- Born: Douglass Greybill Adair March 5, 1912 New York City, U.S.
- Died: May 2, 1968 (aged 56)
- Education: Sewanee: The University of the South (BA) Harvard University (MA) Yale University (PhD)
- Occupation: Historian
- Spouse: Mary Virginia Hamilton

= Douglass Adair =

American historian (1912–1968)

Douglass Greybill Adair (March 5, 1912 – May 2, 1968) was an American historian who specialized in intellectual history. He is best known for his work in researching the authorship of disputed numbers of The Federalist Papers, and his influential studies in the history and influence of republicanism in the United States during the late eighteenth and early nineteenth centuries—the era of the Enlightenment. His most famous essay, "Fame and the Founding Fathers," introduced the pursuit of fame as a new motivation for understanding the actions for the Framers.
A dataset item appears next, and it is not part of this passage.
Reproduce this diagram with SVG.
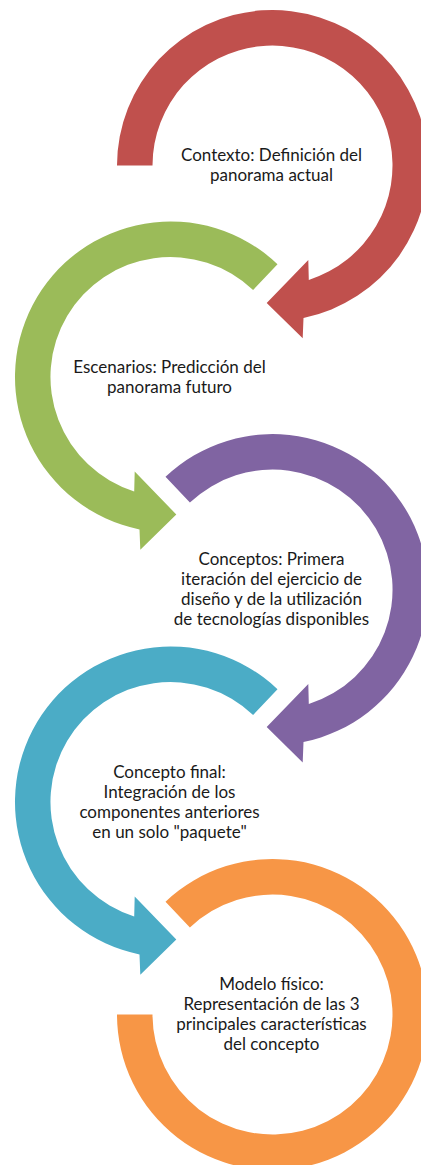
<svg xmlns="http://www.w3.org/2000/svg" width="421" height="1165" viewBox="0 0 421 1165">
<style>
.lbl{font-family:Lato,"Liberation Sans",sans-serif;font-size:17px;fill:#1a1a1a;text-anchor:middle}
.red{fill:#C0504D}.green{fill:#9BBB59}.purple{fill:#8064A2}.teal{fill:#4BACC6}.orange{fill:#F79646}
</style>
<rect width="421" height="1165" fill="#fff"/>
<g id="connectors"/>
<g id="node-contexto" transform="translate(272.5,165.5)">
<path class="red" d="M -155.5 0 A 155.5 155.5 0 1 1 31.0 152.4 L 30.2 172.8 L -5.8 137.5 L 35.8 94.5 L 36.3 114.4 A 120 120 0 1 0 -120 0 Z"/>
<text class="lbl"><tspan x="-1" y="-4.5">Contexto: Definición del</tspan><tspan x="-1" y="15.5">panorama actual</tspan></text>
</g>
<g id="node-escenarios" transform="translate(170.5,377)">
<path class="green" d="M 107.0 -112.8 A 155.5 155.5 0 1 0 -31.0 152.4 L -30.2 172.8 L 5.8 137.5 L -35.8 94.5 L -36.3 114.4 A 120 120 0 1 1 82.6 -87.0 Z"/>
<text class="lbl"><tspan x="-1" y="-4.5">Escenarios: Predicción del</tspan><tspan x="-1" y="15.5">panorama futuro</tspan></text>
</g>
<g id="node-conceptos" transform="translate(272.5,589.6)">
<path class="purple" d="M -107.0 -112.8 A 155.5 155.5 0 1 1 31.0 152.4 L 30.2 172.8 L -5.8 137.5 L 35.8 94.5 L 36.3 114.4 A 120 120 0 1 0 -82.6 -87.0 Z"/>
<text class="lbl"><tspan x="-1" y="-24.5">Conceptos: Primera</tspan><tspan x="-1" y="-4.5">iteración del ejercicio de</tspan><tspan x="-1" y="15.5">diseño y de la utilización</tspan><tspan x="-1" y="35.5">de tecnologías disponibles</tspan></text>
</g>
<g id="node-concepto-final" transform="translate(170.5,802)">
<path class="teal" d="M 107.0 -112.8 A 155.5 155.5 0 1 0 -31.0 152.4 L -30.2 172.8 L 5.8 137.5 L -35.8 94.5 L -36.3 114.4 A 120 120 0 1 1 82.6 -87.0 Z"/>
<text class="lbl"><tspan x="-1" y="-24.5">Concepto final:</tspan><tspan x="-1" y="-4.5">Integración de los</tspan><tspan x="-1" y="15.5">componentes anteriores</tspan><tspan x="-1" y="35.5">en un solo "paquete"</tspan></text>
</g>
<g id="node-modelo" transform="translate(272.5,1014.5)">
<path class="orange" d="M -107.0 -112.8 A 155.5 155.5 0 1 1 -155.5 0 L -120 0 A 120 120 0 1 0 -82.6 -87.0 Z"/>
<text class="lbl"><tspan x="-1" y="-24.5">Modelo físico:</tspan><tspan x="-1" y="-4.5">Representación de las 3</tspan><tspan x="-1" y="15.5">principales características</tspan><tspan x="-1" y="35.5">del concepto</tspan></text>
</g>
</svg>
==Early life and education==
Douglass Greybill Adair was born in 1912 in New York City, but grew up with his family in Birmingham and Mobile, Alabama. He attended the University of the South in Tennessee, where he received his B.A. in English literature; he later earned his M.A. degree at Harvard University, and his Ph.D. degree at Yale University; he was awarded his doctorate in 1943 for his dissertation, The Intellectual Origins of Jeffersonian Democracy: Republicanism, the Class Struggle, and the Virtuous Farmer. This dissertation rejected the economic determinism associated with the highly influential historical work of Charles A. Beard; the dissertation's title responded directly to the title of Beard's 1915 book, The Economic Origins of Jeffersonian Democracy. Adair insisted that historical actors such as James Madison, John Adams, Thomas Jefferson, and Alexander Hamilton were guided by their education and creative interaction with ideas derived from the evolving Atlantic intellectual tradition. These ideas—particularly the cluster of ideas, assumptions, habits of thought, and interpretative principles known as republicanism—played a crucial role in the early development of the United States. Though the dissertation remained unpublished for decades, the list of those who borrowed it from Yale's library is described as a "who's who in early American history."

==Career==

Adair taught at Princeton University, the College of William & Mary, and the Claremont Graduate School. From 1944 through 1955, Adair was the leading spirit in the launching, editing, and publication of the third series of the William and Mary Quarterly, which became the leading journal in the field of early American history. Adair contributed many influential articles to the Quarterly, including his classic two-part essay, "The Authorship of the Disputed Federalist Papers," and "The Tenth Federalist Revisited." He also wrote many book reviews, showing his mastery of the craft of reviewing and setting a standard for the field.

==Marriage and family==
Adair married the poet Virginia Hamilton.

For an array of reasons, including depression associated with his inability to produce a full-length scholarly monograph in his field, Adair committed suicide in 1968.

==Legacy and honors==
- In 1974, his friends prepared a volume collecting his essays, Fame and the Founding Fathers, which W. W. Norton published for the Institute of Early American History and Culture, with which Adair had been associated for so long. A trio of distinguished specialists in intellectual history framed the essays collected in that volume—the volume's editor, the historian Trevor Colbourn, wrote the introduction; Caroline Robbins, a leading historian of ideas, contributed a personal memoir of her friendship and intellectual collaboration with Adair; and Robert Shalhope presented an essay situating Adair in the historiography of the Revolution and the early Republic, with special reference to republicanism and what historians called the "republican synthesis." This volume was reprinted in 1998 by Liberty Fund and remains in print today.
- In 2000, Adair's dissertation was published as The Intellectual Origins of Jeffersonian Democracy: Republicanism, the Class Struggle, and the Virtuous Farmer, edited by Mark E. Yellin, with a foreword by Joyce O. Appleby.